Code that draws figures
- - -

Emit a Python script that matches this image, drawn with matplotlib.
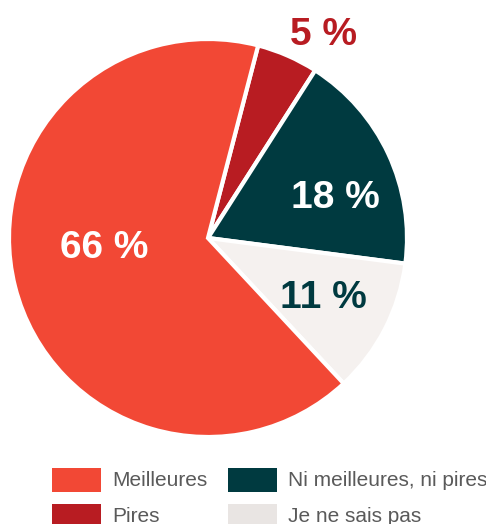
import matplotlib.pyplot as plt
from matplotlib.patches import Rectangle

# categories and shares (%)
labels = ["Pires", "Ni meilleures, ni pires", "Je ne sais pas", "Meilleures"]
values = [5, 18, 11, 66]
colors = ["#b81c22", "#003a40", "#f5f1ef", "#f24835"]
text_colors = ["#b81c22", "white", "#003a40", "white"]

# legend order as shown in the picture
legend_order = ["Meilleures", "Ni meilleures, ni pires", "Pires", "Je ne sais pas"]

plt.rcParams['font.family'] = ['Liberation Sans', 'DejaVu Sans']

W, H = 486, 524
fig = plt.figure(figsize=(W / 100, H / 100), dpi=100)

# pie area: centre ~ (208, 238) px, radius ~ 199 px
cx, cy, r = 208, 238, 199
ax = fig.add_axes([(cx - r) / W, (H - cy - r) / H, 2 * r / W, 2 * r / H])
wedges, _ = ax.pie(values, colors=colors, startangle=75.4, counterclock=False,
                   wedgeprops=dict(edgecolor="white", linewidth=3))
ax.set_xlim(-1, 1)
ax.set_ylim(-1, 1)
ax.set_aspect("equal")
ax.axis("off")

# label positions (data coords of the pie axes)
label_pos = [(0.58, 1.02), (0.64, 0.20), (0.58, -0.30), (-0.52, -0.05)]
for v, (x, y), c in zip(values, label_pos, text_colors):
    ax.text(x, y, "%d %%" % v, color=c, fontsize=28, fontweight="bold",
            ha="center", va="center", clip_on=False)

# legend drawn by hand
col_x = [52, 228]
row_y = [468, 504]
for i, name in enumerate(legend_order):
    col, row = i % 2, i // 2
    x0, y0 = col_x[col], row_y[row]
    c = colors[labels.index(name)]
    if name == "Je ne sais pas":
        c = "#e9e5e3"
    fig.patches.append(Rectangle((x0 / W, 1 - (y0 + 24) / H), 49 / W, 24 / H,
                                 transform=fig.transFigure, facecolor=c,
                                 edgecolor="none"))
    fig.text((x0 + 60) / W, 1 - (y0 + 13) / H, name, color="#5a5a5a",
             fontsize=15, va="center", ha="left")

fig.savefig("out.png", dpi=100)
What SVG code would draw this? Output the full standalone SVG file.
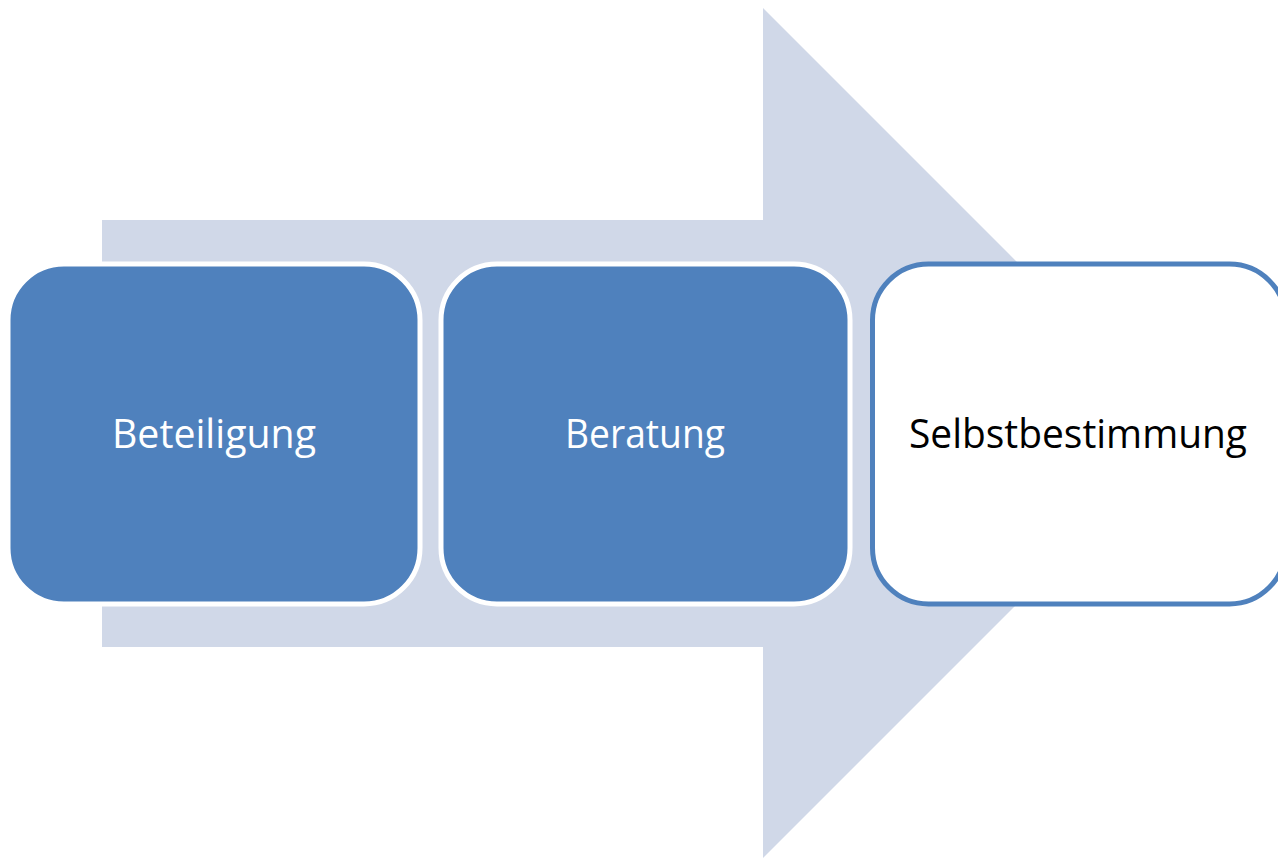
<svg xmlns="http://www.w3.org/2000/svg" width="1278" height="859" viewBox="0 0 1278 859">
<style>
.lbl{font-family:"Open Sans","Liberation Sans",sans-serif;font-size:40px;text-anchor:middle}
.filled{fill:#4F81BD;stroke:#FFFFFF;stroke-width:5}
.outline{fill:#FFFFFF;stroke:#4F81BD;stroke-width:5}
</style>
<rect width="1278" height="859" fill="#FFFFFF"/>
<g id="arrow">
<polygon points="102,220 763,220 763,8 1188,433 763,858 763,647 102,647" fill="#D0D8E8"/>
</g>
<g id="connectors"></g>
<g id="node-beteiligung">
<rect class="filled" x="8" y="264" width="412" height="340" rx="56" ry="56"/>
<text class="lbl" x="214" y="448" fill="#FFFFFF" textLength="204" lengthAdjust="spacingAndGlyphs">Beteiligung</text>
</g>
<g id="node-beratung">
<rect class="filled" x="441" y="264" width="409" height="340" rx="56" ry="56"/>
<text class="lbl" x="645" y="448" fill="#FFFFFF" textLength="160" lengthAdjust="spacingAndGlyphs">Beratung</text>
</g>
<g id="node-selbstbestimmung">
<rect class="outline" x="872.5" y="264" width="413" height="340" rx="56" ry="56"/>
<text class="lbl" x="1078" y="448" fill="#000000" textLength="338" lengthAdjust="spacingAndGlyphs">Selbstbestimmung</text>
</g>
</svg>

- - -

_Exercise_
Leave the pictures out, and transcribe each of the records exactly.

_Output below_
Emit a Python script that matches this image, drawn with matplotlib.
import matplotlib.pyplot as plt
from matplotlib.patches import Rectangle

# categories and shares (%)
labels = ["Pires", "Ni meilleures, ni pires", "Je ne sais pas", "Meilleures"]
values = [5, 18, 11, 66]
colors = ["#b81c22", "#003a40", "#f5f1ef", "#f24835"]
text_colors = ["#b81c22", "white", "#003a40", "white"]

# legend order as shown in the picture
legend_order = ["Meilleures", "Ni meilleures, ni pires", "Pires", "Je ne sais pas"]

plt.rcParams['font.family'] = ['Liberation Sans', 'DejaVu Sans']

W, H = 486, 524
fig = plt.figure(figsize=(W / 100, H / 100), dpi=100)

# pie area: centre ~ (208, 238) px, radius ~ 199 px
cx, cy, r = 208, 238, 199
ax = fig.add_axes([(cx - r) / W, (H - cy - r) / H, 2 * r / W, 2 * r / H])
wedges, _ = ax.pie(values, colors=colors, startangle=75.4, counterclock=False,
                   wedgeprops=dict(edgecolor="white", linewidth=3))
ax.set_xlim(-1, 1)
ax.set_ylim(-1, 1)
ax.set_aspect("equal")
ax.axis("off")

# label positions (data coords of the pie axes)
label_pos = [(0.58, 1.02), (0.64, 0.20), (0.58, -0.30), (-0.52, -0.05)]
for v, (x, y), c in zip(values, label_pos, text_colors):
    ax.text(x, y, "%d %%" % v, color=c, fontsize=28, fontweight="bold",
            ha="center", va="center", clip_on=False)

# legend drawn by hand
col_x = [52, 228]
row_y = [468, 504]
for i, name in enumerate(legend_order):
    col, row = i % 2, i // 2
    x0, y0 = col_x[col], row_y[row]
    c = colors[labels.index(name)]
    if name == "Je ne sais pas":
        c = "#e9e5e3"
    fig.patches.append(Rectangle((x0 / W, 1 - (y0 + 24) / H), 49 / W, 24 / H,
                                 transform=fig.transFigure, facecolor=c,
                                 edgecolor="none"))
    fig.text((x0 + 60) / W, 1 - (y0 + 13) / H, name, color="#5a5a5a",
             fontsize=15, va="center", ha="left")

fig.savefig("out.png", dpi=100)
What SVG code would draw this? Output the full standalone SVG file.
<svg xmlns="http://www.w3.org/2000/svg" width="1278" height="859" viewBox="0 0 1278 859">
<style>
.lbl{font-family:"Open Sans","Liberation Sans",sans-serif;font-size:40px;text-anchor:middle}
.filled{fill:#4F81BD;stroke:#FFFFFF;stroke-width:5}
.outline{fill:#FFFFFF;stroke:#4F81BD;stroke-width:5}
</style>
<rect width="1278" height="859" fill="#FFFFFF"/>
<g id="arrow">
<polygon points="102,220 763,220 763,8 1188,433 763,858 763,647 102,647" fill="#D0D8E8"/>
</g>
<g id="connectors"></g>
<g id="node-beteiligung">
<rect class="filled" x="8" y="264" width="412" height="340" rx="56" ry="56"/>
<text class="lbl" x="214" y="448" fill="#FFFFFF" textLength="204" lengthAdjust="spacingAndGlyphs">Beteiligung</text>
</g>
<g id="node-beratung">
<rect class="filled" x="441" y="264" width="409" height="340" rx="56" ry="56"/>
<text class="lbl" x="645" y="448" fill="#FFFFFF" textLength="160" lengthAdjust="spacingAndGlyphs">Beratung</text>
</g>
<g id="node-selbstbestimmung">
<rect class="outline" x="872.5" y="264" width="413" height="340" rx="56" ry="56"/>
<text class="lbl" x="1078" y="448" fill="#000000" textLength="338" lengthAdjust="spacingAndGlyphs">Selbstbestimmung</text>
</g>
</svg>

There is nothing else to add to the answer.